→ **Task details**: Could you write out the opening lines of the data, word for word, stopping after the line that contains "right=1.0cm of on]"?

→ **Working data**:

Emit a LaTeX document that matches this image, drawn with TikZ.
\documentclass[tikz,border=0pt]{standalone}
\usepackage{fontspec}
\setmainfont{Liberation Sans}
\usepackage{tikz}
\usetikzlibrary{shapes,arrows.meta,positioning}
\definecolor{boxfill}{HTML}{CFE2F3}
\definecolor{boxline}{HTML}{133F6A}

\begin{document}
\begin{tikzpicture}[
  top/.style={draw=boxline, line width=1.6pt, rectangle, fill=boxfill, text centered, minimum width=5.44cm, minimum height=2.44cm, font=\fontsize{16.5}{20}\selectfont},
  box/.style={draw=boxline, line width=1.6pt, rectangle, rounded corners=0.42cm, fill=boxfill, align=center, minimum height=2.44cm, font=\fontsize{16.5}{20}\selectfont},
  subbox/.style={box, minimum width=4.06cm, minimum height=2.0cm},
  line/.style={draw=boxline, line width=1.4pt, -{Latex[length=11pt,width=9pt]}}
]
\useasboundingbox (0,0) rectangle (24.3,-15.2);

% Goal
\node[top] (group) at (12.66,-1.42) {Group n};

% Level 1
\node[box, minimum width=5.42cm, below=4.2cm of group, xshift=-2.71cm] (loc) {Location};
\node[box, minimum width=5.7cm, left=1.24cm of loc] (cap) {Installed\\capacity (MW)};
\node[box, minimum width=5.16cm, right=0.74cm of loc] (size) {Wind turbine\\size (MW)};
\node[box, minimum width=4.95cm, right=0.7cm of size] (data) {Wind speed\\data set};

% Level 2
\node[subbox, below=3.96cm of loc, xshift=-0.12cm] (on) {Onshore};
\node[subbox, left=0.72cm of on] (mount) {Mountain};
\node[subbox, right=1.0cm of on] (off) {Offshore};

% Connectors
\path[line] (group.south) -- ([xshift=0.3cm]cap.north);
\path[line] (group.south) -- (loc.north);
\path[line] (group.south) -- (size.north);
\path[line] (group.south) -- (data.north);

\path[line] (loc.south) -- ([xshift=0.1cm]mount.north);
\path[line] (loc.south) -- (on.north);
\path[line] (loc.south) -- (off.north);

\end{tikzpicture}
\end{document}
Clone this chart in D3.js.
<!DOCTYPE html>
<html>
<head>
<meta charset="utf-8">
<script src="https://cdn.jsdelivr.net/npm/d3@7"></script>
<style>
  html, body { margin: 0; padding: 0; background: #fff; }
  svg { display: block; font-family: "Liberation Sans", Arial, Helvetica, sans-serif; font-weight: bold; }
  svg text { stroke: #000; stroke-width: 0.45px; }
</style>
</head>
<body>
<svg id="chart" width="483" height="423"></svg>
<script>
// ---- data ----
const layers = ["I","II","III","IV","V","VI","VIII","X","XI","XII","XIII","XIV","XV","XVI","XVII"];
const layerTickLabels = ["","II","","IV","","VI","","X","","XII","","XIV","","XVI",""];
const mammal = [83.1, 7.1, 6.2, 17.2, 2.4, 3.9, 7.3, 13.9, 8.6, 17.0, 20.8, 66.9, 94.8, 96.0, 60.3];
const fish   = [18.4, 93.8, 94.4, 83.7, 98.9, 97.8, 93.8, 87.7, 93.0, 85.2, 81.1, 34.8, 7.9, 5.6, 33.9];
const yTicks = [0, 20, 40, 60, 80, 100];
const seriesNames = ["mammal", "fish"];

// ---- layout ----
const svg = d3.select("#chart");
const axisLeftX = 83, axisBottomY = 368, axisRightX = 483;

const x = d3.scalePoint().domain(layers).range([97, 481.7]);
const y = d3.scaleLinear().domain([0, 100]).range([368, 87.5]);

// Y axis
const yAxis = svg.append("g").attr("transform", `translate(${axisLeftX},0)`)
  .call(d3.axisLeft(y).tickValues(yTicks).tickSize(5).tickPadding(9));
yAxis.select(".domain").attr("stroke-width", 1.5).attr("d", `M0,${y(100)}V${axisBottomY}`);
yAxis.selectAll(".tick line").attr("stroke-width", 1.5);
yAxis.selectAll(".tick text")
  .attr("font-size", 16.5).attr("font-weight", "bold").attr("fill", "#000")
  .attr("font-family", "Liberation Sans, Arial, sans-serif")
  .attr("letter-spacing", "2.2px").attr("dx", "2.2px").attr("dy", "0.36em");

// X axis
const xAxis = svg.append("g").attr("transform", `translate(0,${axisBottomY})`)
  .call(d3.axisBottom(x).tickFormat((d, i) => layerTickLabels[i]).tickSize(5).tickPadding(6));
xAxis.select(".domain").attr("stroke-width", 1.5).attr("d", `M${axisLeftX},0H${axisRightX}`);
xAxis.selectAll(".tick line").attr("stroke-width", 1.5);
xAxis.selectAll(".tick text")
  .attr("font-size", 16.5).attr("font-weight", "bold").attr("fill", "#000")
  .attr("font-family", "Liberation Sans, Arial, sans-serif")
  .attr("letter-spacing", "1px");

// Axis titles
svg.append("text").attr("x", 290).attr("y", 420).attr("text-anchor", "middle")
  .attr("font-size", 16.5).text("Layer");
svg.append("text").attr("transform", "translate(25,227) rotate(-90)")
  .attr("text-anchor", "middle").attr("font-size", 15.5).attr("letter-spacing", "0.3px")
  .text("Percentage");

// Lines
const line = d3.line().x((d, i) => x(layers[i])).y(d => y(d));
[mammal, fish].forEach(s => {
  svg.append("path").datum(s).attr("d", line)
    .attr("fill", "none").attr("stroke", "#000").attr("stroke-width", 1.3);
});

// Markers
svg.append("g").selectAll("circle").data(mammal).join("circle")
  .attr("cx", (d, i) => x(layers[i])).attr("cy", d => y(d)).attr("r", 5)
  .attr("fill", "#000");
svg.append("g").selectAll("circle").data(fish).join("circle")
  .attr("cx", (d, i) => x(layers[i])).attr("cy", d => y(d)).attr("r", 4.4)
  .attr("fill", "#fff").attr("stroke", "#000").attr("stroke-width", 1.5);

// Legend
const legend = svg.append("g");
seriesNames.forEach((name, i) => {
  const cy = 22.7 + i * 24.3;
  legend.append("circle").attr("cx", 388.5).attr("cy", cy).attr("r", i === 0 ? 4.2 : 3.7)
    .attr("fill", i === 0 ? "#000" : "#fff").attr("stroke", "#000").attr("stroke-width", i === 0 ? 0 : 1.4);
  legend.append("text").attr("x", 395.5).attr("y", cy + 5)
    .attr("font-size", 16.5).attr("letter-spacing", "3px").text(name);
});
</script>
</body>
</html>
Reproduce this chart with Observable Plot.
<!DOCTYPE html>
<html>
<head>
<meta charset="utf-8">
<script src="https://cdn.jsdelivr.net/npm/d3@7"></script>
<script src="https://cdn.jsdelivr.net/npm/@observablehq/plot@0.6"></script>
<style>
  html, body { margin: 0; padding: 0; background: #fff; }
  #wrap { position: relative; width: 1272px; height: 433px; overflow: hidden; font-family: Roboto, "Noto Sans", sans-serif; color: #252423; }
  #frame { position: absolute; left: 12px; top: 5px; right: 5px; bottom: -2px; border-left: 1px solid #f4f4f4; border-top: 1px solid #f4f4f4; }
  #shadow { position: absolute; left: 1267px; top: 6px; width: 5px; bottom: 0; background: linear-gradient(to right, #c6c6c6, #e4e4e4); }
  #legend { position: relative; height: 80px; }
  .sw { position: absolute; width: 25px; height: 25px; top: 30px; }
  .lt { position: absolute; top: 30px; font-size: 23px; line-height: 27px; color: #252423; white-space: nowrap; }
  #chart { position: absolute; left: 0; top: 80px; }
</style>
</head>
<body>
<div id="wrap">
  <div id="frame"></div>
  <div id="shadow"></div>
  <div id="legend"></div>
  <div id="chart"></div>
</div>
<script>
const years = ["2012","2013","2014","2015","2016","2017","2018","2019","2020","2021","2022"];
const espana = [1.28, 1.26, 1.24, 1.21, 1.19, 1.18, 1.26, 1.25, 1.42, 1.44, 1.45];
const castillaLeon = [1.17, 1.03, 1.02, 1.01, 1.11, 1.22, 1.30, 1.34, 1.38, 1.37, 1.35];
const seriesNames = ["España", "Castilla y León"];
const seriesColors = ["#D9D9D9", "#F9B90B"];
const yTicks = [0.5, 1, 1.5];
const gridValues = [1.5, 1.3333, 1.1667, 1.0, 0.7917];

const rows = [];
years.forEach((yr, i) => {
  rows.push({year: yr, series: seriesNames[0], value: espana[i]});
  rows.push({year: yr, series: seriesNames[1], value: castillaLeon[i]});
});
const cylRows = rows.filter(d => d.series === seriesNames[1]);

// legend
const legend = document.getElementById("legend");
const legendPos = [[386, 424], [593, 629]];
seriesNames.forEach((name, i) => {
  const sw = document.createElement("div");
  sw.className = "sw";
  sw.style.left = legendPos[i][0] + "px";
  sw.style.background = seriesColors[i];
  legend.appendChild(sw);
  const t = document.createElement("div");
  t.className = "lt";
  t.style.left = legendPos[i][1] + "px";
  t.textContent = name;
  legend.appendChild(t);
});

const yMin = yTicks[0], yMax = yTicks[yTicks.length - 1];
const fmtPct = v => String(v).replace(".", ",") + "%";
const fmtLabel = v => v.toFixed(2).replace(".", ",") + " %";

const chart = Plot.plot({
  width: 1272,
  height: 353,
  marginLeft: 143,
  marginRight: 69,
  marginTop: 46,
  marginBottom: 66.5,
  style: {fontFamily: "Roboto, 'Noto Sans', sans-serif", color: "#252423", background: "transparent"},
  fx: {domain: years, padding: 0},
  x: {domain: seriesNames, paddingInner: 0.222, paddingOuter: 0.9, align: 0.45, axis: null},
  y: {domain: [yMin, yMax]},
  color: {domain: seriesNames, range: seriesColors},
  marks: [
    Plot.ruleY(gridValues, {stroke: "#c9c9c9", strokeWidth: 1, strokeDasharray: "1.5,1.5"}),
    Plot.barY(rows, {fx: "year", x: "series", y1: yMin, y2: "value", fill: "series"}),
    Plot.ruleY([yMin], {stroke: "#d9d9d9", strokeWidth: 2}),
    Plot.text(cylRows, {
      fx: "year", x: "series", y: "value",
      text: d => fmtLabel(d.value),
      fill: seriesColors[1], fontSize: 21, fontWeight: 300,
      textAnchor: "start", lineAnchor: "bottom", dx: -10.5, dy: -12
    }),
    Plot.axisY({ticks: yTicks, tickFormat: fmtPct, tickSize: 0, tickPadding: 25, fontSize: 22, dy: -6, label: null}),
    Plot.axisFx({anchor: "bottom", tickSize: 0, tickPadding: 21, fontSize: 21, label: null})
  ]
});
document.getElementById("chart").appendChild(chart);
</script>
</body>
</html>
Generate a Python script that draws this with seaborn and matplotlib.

→ **Response to the task**:
Emit a LaTeX document that matches this image, drawn with TikZ.
\documentclass[tikz,border=0pt]{standalone}
\usepackage{fontspec}
\setmainfont{Liberation Sans}
\usepackage{tikz}
\usetikzlibrary{shapes,arrows.meta,positioning}
\definecolor{boxfill}{HTML}{CFE2F3}
\definecolor{boxline}{HTML}{133F6A}

\begin{document}
\begin{tikzpicture}[
  top/.style={draw=boxline, line width=1.6pt, rectangle, fill=boxfill, text centered, minimum width=5.44cm, minimum height=2.44cm, font=\fontsize{16.5}{20}\selectfont},
  box/.style={draw=boxline, line width=1.6pt, rectangle, rounded corners=0.42cm, fill=boxfill, align=center, minimum height=2.44cm, font=\fontsize{16.5}{20}\selectfont},
  subbox/.style={box, minimum width=4.06cm, minimum height=2.0cm},
  line/.style={draw=boxline, line width=1.4pt, -{Latex[length=11pt,width=9pt]}}
]
\useasboundingbox (0,0) rectangle (24.3,-15.2);

% Goal
\node[top] (group) at (12.66,-1.42) {Group n};

% Level 1
\node[box, minimum width=5.42cm, below=4.2cm of group, xshift=-2.71cm] (loc) {Location};
\node[box, minimum width=5.7cm, left=1.24cm of loc] (cap) {Installed\\capacity (MW)};
\node[box, minimum width=5.16cm, right=0.74cm of loc] (size) {Wind turbine\\size (MW)};
\node[box, minimum width=4.95cm, right=0.7cm of size] (data) {Wind speed\\data set};

% Level 2
\node[subbox, below=3.96cm of loc, xshift=-0.12cm] (on) {Onshore};
\node[subbox, left=0.72cm of on] (mount) {Mountain};
\node[subbox, right=1.0cm of on] (off) {Offshore};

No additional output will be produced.